Wednesday, February 14, 2018

motor tech - Intro to closed-loop speed control with SimonK.

Shifting gears a bit. Closed-loop control, specifically speed control, has been a wanted and discussed feature in flywheel drives for years now. What I didn't realize was that it has been right in front of my face all this time and I was, in fact, using it. Not optimally yet, mind you - but it was there.

SimonK has a simple "governor" feedback loop to duty cycle, configured with the parameter TIMING_MAX. This is to prevent motors from overspeeding and exceeding the frequency limit of the firmware, which follows from the calculation used to generate the next commutation timing on each cycle. In pre-2015 SimonK, this timing calculation was 24-bit only, and TIMING_MAX was set stock to 0x00e0, giving a commutation period of 56us which equates to 178,571 electrical RPM. With a 14-pole machine (7 pole pairs), this becomes 25,510 mechanical RPM. It turns out my old Hy-Con drives have been governing at this speed all along! The oscillation I mentioned earlier is a minor control instability which occurs under certain conditions because the governor loop is a fairly crude controller, more or less just meant as a safety rev limiter. However, keep the bus voltage*Kv product well away from the governed speed (i.e. not my old 3S hycon!) and it works damn well, giving rock-solid speed regulation. Not like the faint rumble affects flywheelers anyway, I had it all along with T19.

By contrast, 2015+ SimonK has a more agile timing calculation methodology and can safely be governed at up to 312,500eRPM (TIMING_MAX = 0x0080).


Followings from all this:

TIMING_MAX/4 = commutation period.

This is a six-step drive scheme, so 6 commutations = one full AC cycle, and the period of the AC is (6 * TIMING_MAX / 4) microseconds.

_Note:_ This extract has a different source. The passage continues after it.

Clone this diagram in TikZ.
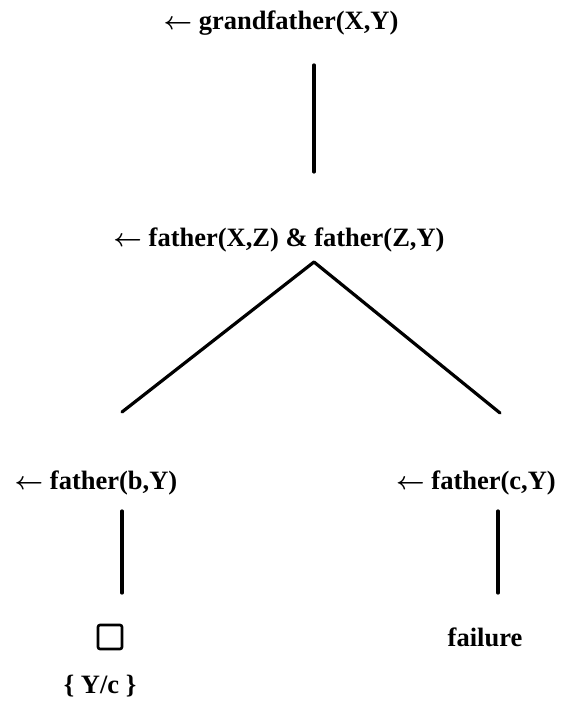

Divide that period by 10^6, and invert that, and you get frequency in Hz. Divide that by the number of pole pairs in the motor, and multiply by 60 and you get mechanical RPM.

There's your governor setting crib sheet. Back out a TIMING_MAX, punch it in, set all your other parameters how you want them, build and flash.

There is at this time no way to adjust the speed setpoint post-build. You cannot, for instance, have a throttle command interpreted as a speed setpoint, or send the speed setpoint over some protocol from your blaster controller, or anything of the like - you need to recompile and reflash to change governor setting. This ought to be fine, since motor speeds normally pair with physical flywheel and cage parts - and if you are intentionally turning down velocity by slowing your flywheels down, the difficulty of changing the governor settings only makes it more legitimate as a means of safety compliance.

Going closed-loop of course has some very good ramifications for subcritical operation - no longer do startup times and torque curves need to suffer as they do when speed is reduced by commanding less duty a la FDL.

If you need to go faster than 178,571eRPM you need to use 2015+ SimonK and build with your specified TIMING_MAX value. If you want to govern at 178,571eRPM (25,510 mechanical RPM with a 14-pole motor), it is very convenient to simply use stock SimonK version 2014-09-30. For Hy-Con 9.5mm wheels, 25,510 is, or nearly is, critical speed, and a perfect governor setting (I tested while free-spinning my motors on 4S with 2015 SimonK to annoying-sounding 30K+ speeds and didn't get more velocity from that). SimonK 2014-09-30, and indeed every version of SimonK I have ever run, operate perfectly with the Turnigy V-Spec 2205 motors without any sync issues or the like and I have been running 2014-09-30 in combat as of late with zero problems.

Disclaimer


More testing is required with various TIMING_MAX settings and motors before I call this anything other than beta, so if you are using these findings for something different than where I have explored so far, recall the warning in SimonK: "If it breaks, you get to keep both pieces!"